Knowing that drinking empty calories causes weight gain, I’d drink diet soda with 0 calories. But weight gain and obesity are not the only health problems related to drinking soda—diet or not. Other health problems include:

  • Osteoporosis – one study
  • Fatty liver and metabolic disease
  • Type 2 diabetes
  • Heart attacks

Heart disease, diabetes and metabolic disease are not good, but as a woman who drinks more coffee and soda than milk and water, I found osteoporosis the most frightening of the problems.

According to a WebMD report:

Researchers at Tufts University, studying several thousand men and women, found that women who regularly drank cola-based sodas — three or more a day — had almost 4% lower bone mineral density in the hip, even though researchers controlled for calcium and vitamin D intake…Phosphoric acid, a major component in most sodas, may be to blame, according to lead study author Katherine Tucker, PhD. Phosphorus itself is an important bone mineral. But if you’re getting a disproportionate amount of phosphorus compared to the amount of calcium you’re getting, that could lead to bone loss.

And let’s not forget reports on the negative effects of artificial sweeteners, sodium consumption and high-fructose corn syrup—but that’s another blog topic entirely. I felt giving up soda was an important goal for me.

The Big Picture

There’s a growing trend in turning to more natural foods instead of highly-processed foods and drinks. As a mother, I want to give my children—and myself—more nutritious meals and snacks, but it’s not always easy. The trend is towards…

  • Drinking milk and water; not juice and soda.
  • Eating lean proteins and whole-grain; not fast food and junk food.
  • Enjoying fresh fruit and vegetables; not sugary treats.

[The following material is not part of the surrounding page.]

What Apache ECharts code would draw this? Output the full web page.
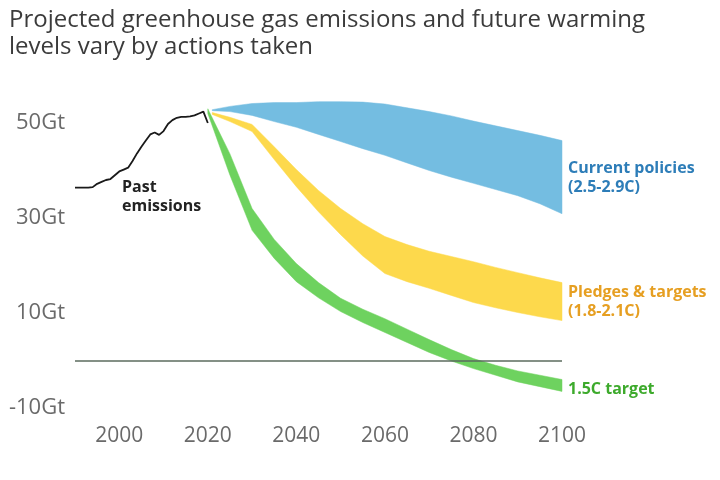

Do as I say, not as I do: Yep, I’m a hypocrite…a fraud. I drink a lot more diet soda than water and milk. I am weak and will scarf down a snack-size bag of chips or handfuls of Pepperidge Farms Goldfish before I consider an apple or raw veggies dipped in hummus. (And I wonder why the jeans feel a little snug or why the kids give me trouble about food choices.) We preach to our kids but how often do we follow our own advice?

I've replaced Coke Zero with a glass of my favorite flavor of seltzer.

I’ve replaced Coke Zero with a glass of my favorite flavor of seltzer.

One Step at a Time

For me, it’s all about making small changes that will become healthy habits, so that’s why I decided it was time to tackle my soda addiction. Here are my personal observations of my very unscientific study:

  • I can survive without drinking soda—and don’t really want to drink it now. (I drank a diet Coke with lunch the other day because I didn’t want the calories of regular iced tea and didn’t find much satisfaction at the bottom of the straw. Lesson learned.)
  • If you give up (diet) soda because of the artificial sweeteners, then it’s almost impossible to find alternatives—except water and flavored seltzer—which do not contain them…or lots of calories.
  • Eliminating soda from my diet but adding jelly beans is dumb—for all the sugar and chemicals, might as well drink the soda.
  • Start water addiction. Flavored seltzer is great if you crave the bubbles. And with the hotter months ahead, ice-cold water will taste much better.
  • Flavored seltzers should be added to beverage dispensing machines and bottles stocked in refrigerated cases. Sure, plain water is usually offered at restaurants, but I just explained that I need to work on my water addiction.
  • Buy honey, mint or lemons and teabags to make fresh iced tea.
  • Wine and spirits do not count as appropriate alternatives regardless of their finer, pure qualities.
  • Everything in moderation!

What habit have you changed for the better? Are you a soda or water drinker?